Optical Waveguide-Pair Design for CMOS-Compatible Hybrid III-V-on-Silicon Quantum Dot Lasers

TL;DR

This paper presents a numerical study and novel design of hybrid III-V-on-silicon lasers with quantum dots, optimizing waveguide coupling for CMOS compatibility and improved temperature stability in integrated photonics.

Contribution

The paper introduces a new epitaxial design enabling efficient III-V/Si coupling in 220-nm silicon waveguides for hybrid lasers.

Findings

Effective III-V/Si coupling achieved with the proposed design

Mode confinement optimized for CMOS-compatible waveguides

Design robustness to fabrication deviations demonstrated

Abstract

The development of compact, energy-efficient integrated lasers operating at 1.3 um remains a critical focus in silicon photonics, essential for advancing data communications and optical interconnect technologies. This paper presents a numerical study of distributed Bragg reflector (DBR) hybrid III-V-on-silicon lasers, analyzing design trade-offs and optimization strategies based on supermode theory.
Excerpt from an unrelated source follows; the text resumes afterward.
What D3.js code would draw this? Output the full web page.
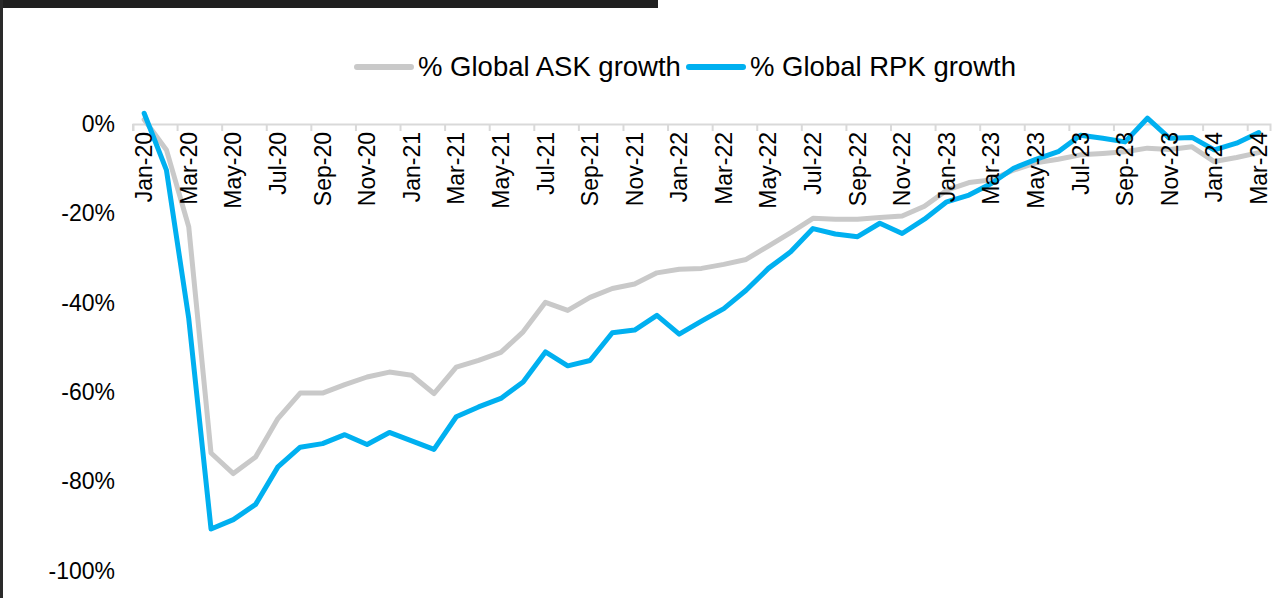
<!DOCTYPE html>
<html>
<head>
<meta charset="utf-8">
<script src="https://cdn.jsdelivr.net/npm/d3@7"></script>
<style>
  body { margin: 0; background: #fff; }
  svg { display: block; font-family: "Liberation Sans", Arial, sans-serif; }
</style>
</head>
<body>
<div id="chart"></div>
<script>
// months Jan-20 .. Mar-24
var months = ["Jan-20","Feb-20","Mar-20","Apr-20","May-20","Jun-20","Jul-20","Aug-20","Sep-20","Oct-20","Nov-20","Dec-20",
  "Jan-21","Feb-21","Mar-21","Apr-21","May-21","Jun-21","Jul-21","Aug-21","Sep-21","Oct-21","Nov-21","Dec-21",
  "Jan-22","Feb-22","Mar-22","Apr-22","May-22","Jun-22","Jul-22","Aug-22","Sep-22","Oct-22","Nov-22","Dec-22",
  "Jan-23","Feb-23","Mar-23","Apr-23","May-23","Jun-23","Jul-23","Aug-23","Sep-23","Oct-23","Nov-23","Dec-23",
  "Jan-24","Feb-24","Mar-24"];

var askGrowth = [1.0,-5.8,-23.0,-73.6,-78.2,-74.5,-65.9,-60.2,-60.2,-58.3,-56.6,-55.5,
  -56.2,-60.3,-54.4,-52.9,-51.1,-46.5,-39.9,-41.7,-38.8,-36.8,-35.8,-33.3,
  -32.5,-32.3,-31.4,-30.3,-27.3,-24.3,-21.1,-21.3,-21.3,-20.9,-20.6,-18.4,
  -14.8,-13.1,-12.5,-10.3,-8.7,-7.9,-6.9,-6.6,-6.2,-5.4,-5.7,-5.1,
  -8.4,-7.5,-6.4];

var rpkGrowth = [2.4,-10.3,-43.5,-90.6,-88.5,-85.1,-76.7,-72.3,-71.5,-69.5,-71.7,-69.0,
  -70.9,-72.8,-65.5,-63.3,-61.4,-57.7,-51.0,-54.1,-52.9,-46.7,-46.1,-42.8,
  -47.0,-44.1,-41.3,-37.2,-32.3,-28.6,-23.4,-24.6,-25.2,-22.2,-24.5,-21.3,
  -17.4,-15.9,-13.3,-9.9,-7.9,-6.2,-2.5,-3.2,-4.0,1.3,-3.2,-3.0,
  -5.8,-4.3,-1.9];

var yTicks = [0, -20, -40, -60, -80, -100];
var seriesNames = ["% Global ASK growth", "% Global RPK growth"];
var seriesColors = ["#c9c9c9", "#00b0f0"];

var W = 1277, H = 598;

var svg = d3.select("#chart").append("svg")
    .attr("width", W)
    .attr("height", H);

// screenshot edges
svg.append("rect").attr("x", 0).attr("y", 0).attr("width", 658).attr("height", 8).attr("fill", "#202020");
svg.append("rect").attr("x", 0).attr("y", 0).attr("width", 3).attr("height", H).attr("fill", "#2a2a2a");

var x = d3.scaleBand().domain(months).range([133, 1270]).padding(0);
var y = d3.scaleLinear().domain([-100, 0]).range([571, 124]);
var bw = x.bandwidth();

// y labels
svg.append("g")
    .attr("transform", "translate(115,0)")
    .call(d3.axisLeft(y).tickValues(yTicks).tickSize(0).tickPadding(0)
          .tickFormat(function(d) { return d + "%"; }))
    .call(function(g) {
        g.select(".domain").remove();
        g.selectAll("text").attr("font-size", 23).attr("fill", "#000")
            .attr("font-family", "Liberation Sans, Arial, sans-serif");
    });

// x axis line + ticks at 0% (under the series)
var labelMonths = months.filter(function(d, i) { return i % 2 === 0; });
svg.append("g")
    .attr("transform", "translate(0," + y(0) + ")")
    .call(d3.axisBottom(x).tickValues(labelMonths).tickSizeOuter(0).tickSize(7).tickFormat(""))
    .call(function(g) {
        g.select(".domain").attr("stroke", "#d9d9d9").attr("stroke-width", 2);
        g.selectAll(".tick line").attr("stroke", "#d9d9d9").attr("stroke-width", 2)
            .attr("x1", -bw / 2).attr("x2", -bw / 2);
    });

var line = d3.line()
    .x(function(d, i) { return x(months[i]) + bw / 2; })
    .y(function(d) { return y(d); });

[askGrowth, rpkGrowth].forEach(function(s, k) {
    svg.append("path")
        .datum(s)
        .attr("fill", "none")
        .attr("stroke", seriesColors[k])
        .attr("stroke-width", 5)
        .attr("stroke-linejoin", "round")
        .attr("stroke-linecap", "round")
        .attr("d", line);
});

// x labels drawn over the lines
svg.append("g")
    .attr("transform", "translate(0," + y(0) + ")")
    .call(d3.axisBottom(x).tickValues(labelMonths).tickSize(0).tickPadding(0))
    .call(function(g) {
        g.select(".domain").remove();
        g.selectAll(".tick text")
            .attr("font-size", 23).attr("fill", "#000")
            .attr("font-family", "Liberation Sans, Arial, sans-serif")
            .attr("transform", "rotate(-90)")
            .attr("text-anchor", "end")
            .attr("x", -8).attr("y", 0).attr("dy", "0.35em");
    });

// legend
var legendX = [357, 689];
seriesNames.forEach(function(n, k) {
    var g = svg.append("g").attr("transform", "translate(" + legendX[k] + ",67)");
    g.append("line").attr("x1", 0).attr("x2", 54).attr("y1", 0).attr("y2", 0)
        .attr("stroke", seriesColors[k]).attr("stroke-width", 6).attr("stroke-linecap", "round");
    g.append("text").attr("x", 61).attr("y", 8.5)
        .attr("font-size", 27.5).attr("fill", "#000").text(n);
});
</script>
</body>
</html>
The III-V section of the design incorporates InAs/(Al)GaAs quantum dots (QDs), which offer improved temperature insensitivity at the cost of more complex III-V/Si optical coupling, due to the high refractive index of (Al)GaAs. Consequently, many current laser designs rely on silicon waveguides with a thickness exceeding 220 nm, which helps coupling but limits their compatibility with standard CMOS technologies. To address this challenge, we perform detailed simulations focusing on 220-nm-thick silicon waveguides. We first examine how the mode profiles jointly depend on the silicon waveguide dimensions and the geometry and composition of the III-V stack. Based on this analysis, we propose a novel epitaxial design that enables effective III-V/Si coupling, with the optical mode strongly confined within the III-V waveguide in the gain section and efficiently transferred to the silicon waveguide in the passive sections. Moreover, the final design is shown to be robust to fabrication-induced deviations from nominal parameters.